Determine how many lines contain the string "this". Respond with that number and nothing more.

----- Material provided -----

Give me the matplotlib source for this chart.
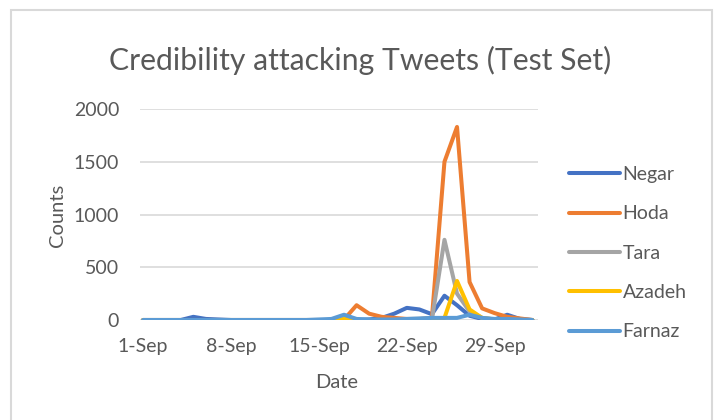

-----
----- Material provided -----

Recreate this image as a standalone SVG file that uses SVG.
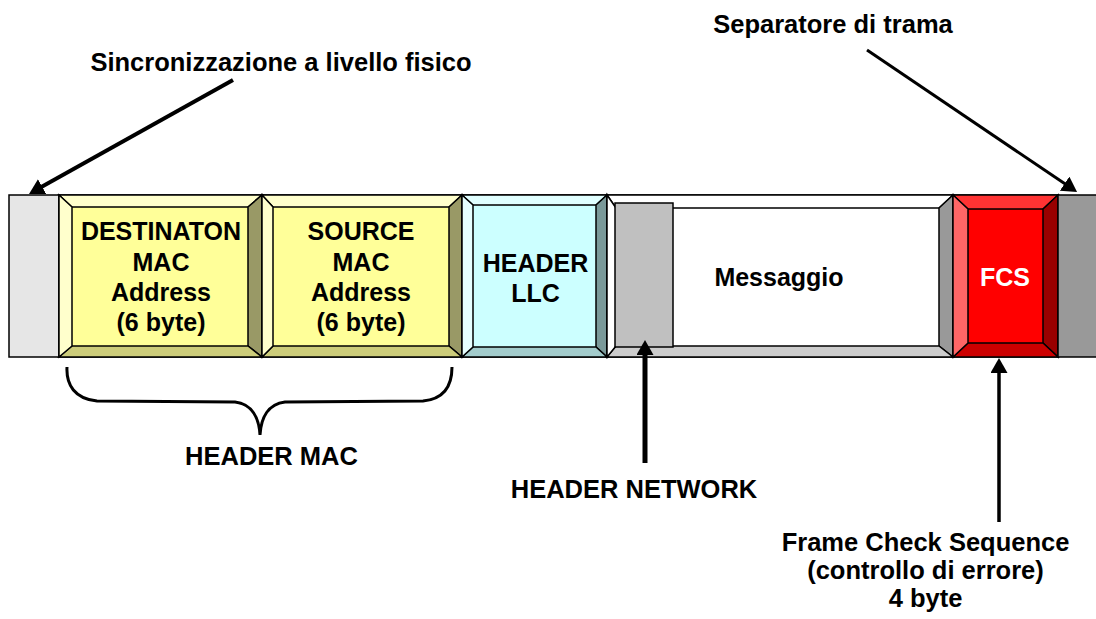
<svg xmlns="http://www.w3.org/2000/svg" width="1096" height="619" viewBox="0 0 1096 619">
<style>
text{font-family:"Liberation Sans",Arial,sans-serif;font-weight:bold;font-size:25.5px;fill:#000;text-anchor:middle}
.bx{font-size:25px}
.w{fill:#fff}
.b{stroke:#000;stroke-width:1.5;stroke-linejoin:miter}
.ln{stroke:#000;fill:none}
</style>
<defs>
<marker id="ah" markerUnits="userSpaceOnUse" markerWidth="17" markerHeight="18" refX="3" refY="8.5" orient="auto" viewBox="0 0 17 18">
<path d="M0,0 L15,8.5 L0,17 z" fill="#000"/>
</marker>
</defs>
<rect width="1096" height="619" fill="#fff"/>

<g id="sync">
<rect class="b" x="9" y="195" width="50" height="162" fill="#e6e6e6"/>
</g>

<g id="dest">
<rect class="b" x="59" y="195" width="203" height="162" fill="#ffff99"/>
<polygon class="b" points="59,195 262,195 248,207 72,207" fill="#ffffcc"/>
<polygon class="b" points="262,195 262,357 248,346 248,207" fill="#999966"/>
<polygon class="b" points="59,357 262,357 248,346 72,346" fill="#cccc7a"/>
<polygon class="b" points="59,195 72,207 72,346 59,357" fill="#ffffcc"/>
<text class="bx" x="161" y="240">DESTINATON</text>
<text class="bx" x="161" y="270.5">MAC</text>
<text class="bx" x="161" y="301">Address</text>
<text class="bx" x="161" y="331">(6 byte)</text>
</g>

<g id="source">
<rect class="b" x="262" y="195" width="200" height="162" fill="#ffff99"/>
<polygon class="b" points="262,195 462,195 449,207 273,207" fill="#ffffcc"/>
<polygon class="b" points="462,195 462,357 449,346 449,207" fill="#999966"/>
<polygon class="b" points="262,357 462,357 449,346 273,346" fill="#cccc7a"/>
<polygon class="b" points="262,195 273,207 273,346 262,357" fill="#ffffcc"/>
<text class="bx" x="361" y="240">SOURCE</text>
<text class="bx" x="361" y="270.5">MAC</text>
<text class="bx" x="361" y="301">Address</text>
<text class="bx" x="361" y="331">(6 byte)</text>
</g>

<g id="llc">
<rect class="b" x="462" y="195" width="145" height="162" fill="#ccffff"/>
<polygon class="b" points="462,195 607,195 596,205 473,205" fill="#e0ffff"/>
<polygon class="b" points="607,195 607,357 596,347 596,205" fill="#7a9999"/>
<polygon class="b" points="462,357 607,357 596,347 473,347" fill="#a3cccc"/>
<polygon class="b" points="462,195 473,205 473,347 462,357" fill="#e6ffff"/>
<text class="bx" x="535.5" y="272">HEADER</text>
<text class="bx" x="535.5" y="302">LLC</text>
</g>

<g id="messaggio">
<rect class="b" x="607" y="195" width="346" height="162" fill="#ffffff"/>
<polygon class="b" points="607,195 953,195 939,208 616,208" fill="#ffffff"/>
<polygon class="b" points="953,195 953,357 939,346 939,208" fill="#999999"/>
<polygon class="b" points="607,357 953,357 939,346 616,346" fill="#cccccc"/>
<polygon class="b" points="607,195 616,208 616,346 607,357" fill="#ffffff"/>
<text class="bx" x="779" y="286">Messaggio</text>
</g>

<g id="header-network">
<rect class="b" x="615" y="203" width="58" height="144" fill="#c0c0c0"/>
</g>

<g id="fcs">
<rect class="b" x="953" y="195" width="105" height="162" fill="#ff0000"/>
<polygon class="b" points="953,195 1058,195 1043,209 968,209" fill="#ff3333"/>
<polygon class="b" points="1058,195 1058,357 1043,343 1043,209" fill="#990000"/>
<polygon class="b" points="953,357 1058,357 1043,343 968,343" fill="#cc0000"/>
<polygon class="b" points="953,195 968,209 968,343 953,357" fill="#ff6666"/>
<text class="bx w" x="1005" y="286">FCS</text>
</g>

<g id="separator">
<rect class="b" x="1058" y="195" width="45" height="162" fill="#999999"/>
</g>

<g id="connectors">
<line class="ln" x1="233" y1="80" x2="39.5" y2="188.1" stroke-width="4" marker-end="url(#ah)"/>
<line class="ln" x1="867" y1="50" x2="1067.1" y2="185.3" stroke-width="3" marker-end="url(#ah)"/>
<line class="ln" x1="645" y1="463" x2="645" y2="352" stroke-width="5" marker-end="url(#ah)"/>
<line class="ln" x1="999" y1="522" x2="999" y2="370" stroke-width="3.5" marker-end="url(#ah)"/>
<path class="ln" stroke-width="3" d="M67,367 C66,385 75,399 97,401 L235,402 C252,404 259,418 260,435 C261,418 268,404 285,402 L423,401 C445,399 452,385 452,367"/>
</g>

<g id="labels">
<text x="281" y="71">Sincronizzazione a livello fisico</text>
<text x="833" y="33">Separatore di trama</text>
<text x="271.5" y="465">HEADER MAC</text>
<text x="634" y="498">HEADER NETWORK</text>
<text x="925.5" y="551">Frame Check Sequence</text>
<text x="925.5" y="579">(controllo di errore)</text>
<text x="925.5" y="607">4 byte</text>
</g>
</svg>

-----

__Task answer__. 2